How Do I Make My Charts Look Professional for Submissions?
Follow the Label Everything principle: every chart needs a title, x-axis label, y-axis label, and a legend if multiple series are present. Use `plt.style.use('ggplot')` for an instant visual upgrade, then override individual colors with hex codes where needed.
For tick marks, never accept matplotlib's defaults. Create an explicit ticks list — for example, `range(40, 101, 10)` for a histogram — and pass it to `plt.xticks()`. For time-series with many data points, slice with `[::3]` to show every third label.

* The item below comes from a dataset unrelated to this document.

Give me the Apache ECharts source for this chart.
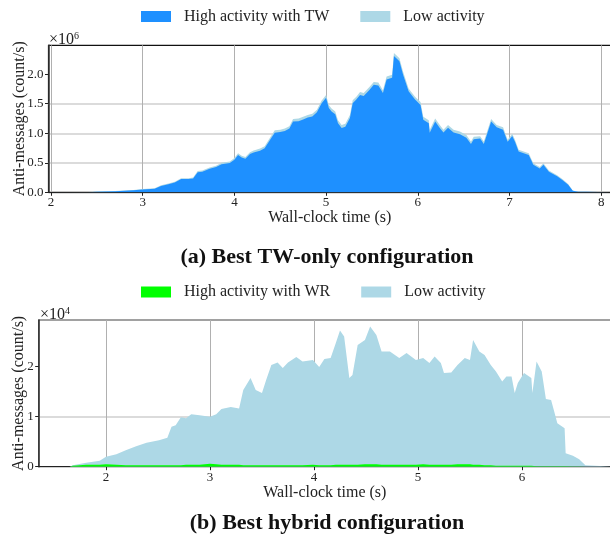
<!DOCTYPE html>
<html>
<head>
<meta charset="utf-8">
<script src="https://cdn.jsdelivr.net/npm/echarts@6/dist/echarts.min.js"></script>
<style>
  html, body { margin: 0; padding: 0; background: #fff; }
  #chart { width: 610px; height: 546px; }
</style>
</head>
<body>
<div id="chart"></div>
<script>
// (a) Best TW-only configuration, values in 10^6 count/s
var tTop = [2.00, 2.40, 2.50, 2.70, 2.90, 3.00, 3.13, 3.20, 3.28, 3.35, 3.42, 3.50, 3.55, 3.60, 3.65, 3.73, 3.80, 3.86, 3.95,
  4.00, 4.04, 4.08, 4.12, 4.17, 4.21, 4.28, 4.33, 4.39, 4.44, 4.50, 4.55, 4.60, 4.64, 4.70, 4.75, 4.80, 4.85, 4.90, 4.95,
  5.00, 5.03, 5.06, 5.10, 5.13, 5.17, 5.21, 5.26, 5.29, 5.33, 5.37, 5.41, 5.47, 5.52, 5.57, 5.62, 5.66, 5.72, 5.74, 5.80,
  5.84, 5.90, 5.97, 6.03, 6.06, 6.12, 6.13, 6.19, 6.24, 6.28, 6.33, 6.39, 6.46, 6.53, 6.58, 6.61, 6.68, 6.72, 6.75, 6.80,
  6.86, 6.93, 6.98, 7.03, 7.06, 7.10, 7.21, 7.26, 7.33, 7.37, 7.43, 7.52, 7.58, 7.64, 7.69, 7.70, 7.75, 7.84, 7.86, 8.10];
var highTop = [0, 0.002, 0.010, 0.017, 0.035, 0.047, 0.060, 0.108, 0.135, 0.165, 0.225, 0.225, 0.235, 0.34, 0.35, 0.40, 0.43, 0.475, 0.495,
  0.55, 0.63, 0.59, 0.57, 0.65, 0.675, 0.705, 0.745, 0.89, 1.01, 1.02, 1.04, 1.08, 1.20, 1.205, 1.235, 1.265, 1.285, 1.355, 1.505,
  1.60, 1.43, 1.37, 1.32, 1.17, 1.09, 1.11, 1.26, 1.51, 1.57, 1.65, 1.63, 1.73, 1.82, 1.81, 1.68, 1.91, 1.94, 2.31, 2.22,
  1.99, 1.71, 1.57, 1.48, 1.23, 1.17, 1.01, 1.20, 1.09, 1.015, 1.095, 1.015, 0.985, 0.925, 0.82, 0.90, 0.91, 0.82, 0.96, 1.20,
  1.10, 1.06, 0.855, 0.955, 0.855, 0.69, 0.63, 0.465, 0.405, 0.465, 0.35, 0.27, 0.205, 0.13, 0.025, 0, 0.008, 0.008, 0, 0];
var lowTop = [0, 0.001, 0.002, 0.003, 0.005, 0.008, 0.010, 0.012, 0.015, 0.015, 0.015, 0.015, 0.015, 0.02, 0.02, 0.02, 0.02, 0.025, 0.025,
  0.03, 0.03, 0.03, 0.03, 0.03, 0.035, 0.035, 0.035, 0.04, 0.04, 0.04, 0.04, 0.04, 0.04, 0.045, 0.045, 0.045, 0.045, 0.045, 0.045,
  0.05, 0.05, 0.05, 0.05, 0.05, 0.05, 0.05, 0.05, 0.05, 0.05, 0.05, 0.05, 0.05, 0.05, 0.05, 0.05, 0.05, 0.05, 0.05, 0.05,
  0.05, 0.05, 0.05, 0.05, 0.05, 0.05, 0.05, 0.05, 0.05, 0.045, 0.045, 0.045, 0.045, 0.045, 0.04, 0.04, 0.04, 0.04, 0.04, 0.04,
  0.04, 0.04, 0.035, 0.035, 0.035, 0.03, 0.03, 0.025, 0.025, 0.025, 0.02, 0.02, 0.015, 0.01, 0.005, 0, 0.002, 0.002, 0, 0];

// (b) Best hybrid configuration, values in 10^4 count/s
var tBot = [1.35, 1.65, 1.68, 1.81, 1.94, 2.00, 2.10, 2.19, 2.29, 2.39, 2.51, 2.59, 2.63, 2.67, 2.72, 2.77, 2.82, 2.90,
  3.00, 3.06, 3.11, 3.20, 3.28, 3.32, 3.39, 3.44, 3.50, 3.54, 3.59, 3.65, 3.70, 3.75, 3.83, 3.89, 3.99,
  4.05, 4.10, 4.16, 4.21, 4.25, 4.29, 4.34, 4.37, 4.42, 4.49, 4.54, 4.60, 4.65, 4.73, 4.82, 4.89, 4.98,
  5.05, 5.11, 5.16, 5.22, 5.25, 5.32, 5.38, 5.45, 5.50, 5.53, 5.59, 5.64, 5.70, 5.75, 5.81, 5.85, 5.90, 5.93, 5.96,
  6.02, 6.09, 6.10, 6.14, 6.19, 6.23, 6.28, 6.31, 6.34, 6.41, 6.42, 6.49, 6.55, 6.61, 6.62, 6.86];
var highBot = [0, 0, 0.02, 0.04, 0.04, 0.05, 0.04, 0.03, 0.03, 0.03, 0.03, 0.03, 0.03, 0.03, 0.03, 0.04, 0.04, 0.04,
  0.06, 0.05, 0.04, 0.04, 0.04, 0.03, 0.03, 0.03, 0.03, 0.03, 0.03, 0.03, 0.03, 0.03, 0.03, 0.03, 0.04,
  0.03, 0.03, 0.03, 0.04, 0.04, 0.04, 0.04, 0.04, 0.04, 0.05, 0.05, 0.05, 0.04, 0.04, 0.04, 0.04, 0.04,
  0.05, 0.04, 0.04, 0.04, 0.04, 0.04, 0.05, 0.05, 0.05, 0.04, 0.04, 0.03, 0.03, 0.02, 0.02, 0.02, 0.02, 0.02, 0.02,
  0.02, 0.02, 0.02, 0.01, 0.01, 0.01, 0.01, 0.01, 0.01, 0.01, 0.005, 0.005, 0.005, 0, 0, 0];
var lowBot = [0, 0, 0.01, 0.04, 0.08, 0.15, 0.21, 0.30, 0.38, 0.45, 0.50, 0.55, 0.77, 0.80, 0.96, 0.93, 1.01, 0.99,
  0.94, 1.00, 1.11, 1.15, 1.12, 1.50, 1.74, 1.50, 1.44, 1.70, 2.00, 2.05, 1.94, 2.05, 2.16, 2.07, 2.09,
  1.96, 2.12, 2.14, 2.43, 2.68, 2.56, 1.73, 1.79, 2.39, 2.48, 2.75, 2.58, 2.26, 2.26, 2.13, 2.23, 2.09,
  2.12, 2.03, 2.16, 2.03, 1.83, 1.84, 1.98, 2.12, 2.08, 2.49, 2.26, 2.20, 2.00, 1.88, 1.68, 1.78, 1.78, 1.45, 1.65,
  1.85, 1.75, 1.45, 2.09, 1.89, 1.34, 1.32, 1.09, 0.86, 0.76, 0.265, 0.215, 0.145, 0.03, 0, 0];

var xTicksTop = [2, 3, 4, 5, 6, 7, 8];
var yTicksTop = [0, 0.5, 1, 1.5, 2];
var xTicksBot = [2, 3, 4, 5, 6];
var yTicksBot = [0, 1, 2];

var FONT = "Liberation Serif";
var TXT = "#222";

function pairs(ts, vs) {
  return ts.map(function (t, i) { return [t, vs[i]]; });
}
// stacked top edge = high + low, drawn as a filled area behind the high layer
function stacked(ts, a, b) {
  return ts.map(function (t, i) { return [t, a[i] + b[i]]; });
}

function xAxisOf(idx, min, max, ticks) {
  return {
    type: "value",
    gridIndex: idx,
    min: min,
    max: max,
    name: "Wall-clock time (s)",
    nameLocation: "middle",
    nameGap: 17,
    nameTextStyle: { fontFamily: FONT, fontSize: 16, color: TXT },
    axisLine: { show: true, onZero: false, lineStyle: { color: "#222", width: 1.2 } },
    axisTick: { show: true, inside: false, length: 3.5, customValues: ticks, lineStyle: { color: "#222" } },
    axisLabel: { customValues: ticks, margin: 4, fontFamily: FONT, fontSize: 13, color: TXT },
    splitLine: { show: true, lineStyle: { color: "#b0b0b0", width: 1 } },
  };
}

function yAxisOf(idx, max, ticks, nameGap, digits) {
  return {
    type: "value",
    gridIndex: idx,
    min: 0,
    max: max,
    name: "Anti-messages (count/s)",
    nameLocation: "middle",
    nameGap: nameGap,
    nameMoveOverlap: false,
    nameTextStyle: { fontFamily: FONT, fontSize: 16, color: TXT },
    axisLine: { show: true, lineStyle: { color: "#333", width: 1.5 } },
    axisTick: { show: true, inside: false, length: 3.5, customValues: ticks, lineStyle: { color: "#222" } },
    axisLabel: {
      customValues: ticks, margin: 5, fontFamily: FONT, fontSize: 13, color: TXT,
      formatter: function (v) { return v.toFixed(digits); },
    },
    splitLine: { show: true, showMaxLine: false, lineStyle: { color: "#cfcfcf", width: 1.6 } },
  };
}

function areaSeries(name, xi, data, color, z) {
  return {
    name: name,
    type: "line",
    xAxisIndex: xi,
    yAxisIndex: xi,
    data: data,
    symbol: "none",
    silent: true,
    z: z,
    lineStyle: { width: 0 },
    areaStyle: { color: color, opacity: 1, origin: "start" },
    itemStyle: { color: color },
  };
}

var legendText = { fontFamily: FONT, fontSize: 16, color: TXT, padding: [0, 0, 0, 8] };

var chart = echarts.init(document.getElementById("chart"), null, { renderer: "canvas" });
chart.setOption({
  animation: false,
  backgroundColor: "#fff",
  grid: [
    { left: 48.5, top: 45.3, right: -1, bottom: 353.7, outerBoundsMode: "none", containLabel: false,
      show: true, borderColor: "#111", borderWidth: 1.2, backgroundColor: "transparent" },
    { left: 38.7, top: 320, right: -1, bottom: 79.3, outerBoundsMode: "none", containLabel: false,
      show: true, borderColor: "#444", borderWidth: 1.2, backgroundColor: "transparent" },
  ],
  legend: [
    {
      data: ["High activity with TW", "Low activity"],
      left: 141, top: 8.5, padding: 0,
      icon: "rect", itemWidth: 30, itemHeight: 11, itemGap: 31,
      textStyle: legendText, selectedMode: false,
    },
    {
      data: ["High activity with WR", "Low activity"],
      left: 141, top: 284, padding: 0,
      icon: "rect", itemWidth: 30, itemHeight: 11, itemGap: 31,
      textStyle: legendText, selectedMode: false,
    },
  ],
  xAxis: [
    xAxisOf(0, 1.973, 8.107, xTicksTop),
    xAxisOf(1, 1.353, 6.856, xTicksBot),
  ],
  yAxis: [
    yAxisOf(0, 2.49, yTicksTop, 21, 1),
    yAxisOf(1, 2.93, yTicksBot, 12, 0),
  ],
  series: [
    areaSeries("High activity with TW", 0, pairs(tTop, highTop), "#1e90ff", 3),
    areaSeries("Low activity", 0, stacked(tTop, highTop, lowTop), "#add8e6", 2),
    areaSeries("High activity with WR", 1, pairs(tBot, highBot), "#00ff00", 3),
    areaSeries("Low activity", 1, stacked(tBot, highBot, lowBot), "#add8e6", 2),
  ],
  graphic: [
    {
      type: "text", left: 49, top: 31,
      style: {
        text: "{a|×10}{b|6}",
        rich: {
          a: { fontFamily: FONT, fontSize: 16, fill: TXT },
          b: { fontFamily: FONT, fontSize: 10, fill: TXT, padding: [0, 0, 7, 0] },
        },
      },
    },
    {
      type: "text", left: 40, top: 306,
      style: {
        text: "{a|×10}{b|4}",
        rich: {
          a: { fontFamily: FONT, fontSize: 16, fill: TXT },
          b: { fontFamily: FONT, fontSize: 10, fill: TXT, padding: [0, 0, 7, 0] },
        },
      },
    },
    {
      type: "text", x: 327, y: 257,
      style: {
        text: "(a) Best TW-only configuration",
        fontFamily: FONT, fontSize: 22, fontWeight: "bold", fill: "#111",
        align: "center", verticalAlign: "middle",
      },
    },
    {
      type: "text", x: 327, y: 523,
      style: {
        text: "(b) Best hybrid configuration",
        fontFamily: FONT, fontSize: 22, fontWeight: "bold", fill: "#111",
        align: "center", verticalAlign: "middle",
      },
    },
  ],
});
</script>
</body>
</html>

Export your final chart with `plt.savefig('chart.png', dpi=300)` for print-quality resolution. This single setting separates student-grade visuals from publication-ready output.
Next step: Download a CSV dataset from Kaggle, open a Jupyter notebook, and work through all 12 steps of the workflow for each of the four chart types. Repetition builds the muscle memory that makes this workflow automatic.
// FREQUENTLY ASKED QUESTIONS
What's the fastest way to go from a CSV to a chart for a homework assignment?
Follow the 12-step workflow: import libraries, load with pd.read_csv(), inspect with df.head(), clean columns, choose chart type, write the minimal plot call, set figure size, fix ticks, add labels, apply styling, resolve label collisions, and export. The first time takes 30-45 minutes; by the third repetition you'll finish in under 15 minutes.
How do I know if my chart needs a histogram or a box plot?
Use a histogram when examining the distribution shape of one numeric column (e.g., how many players fall in each rating range). Use a box plot when comparing that same metric across two or more groups (e.g., ratings at Club A vs. Club B vs. Club C). If there's no group comparison, histogram. If there is, box plot.
Why does my professor say my charts are unreadable?
Almost always because of missing labels. Every chart needs plt.title(), plt.xlabel(), plt.ylabel(), and plt.legend() if multiple series are plotted. Also check that your tick marks align with actual data intervals and that text doesn't overlap. The Label Everything principle exists specifically to prevent this feedback.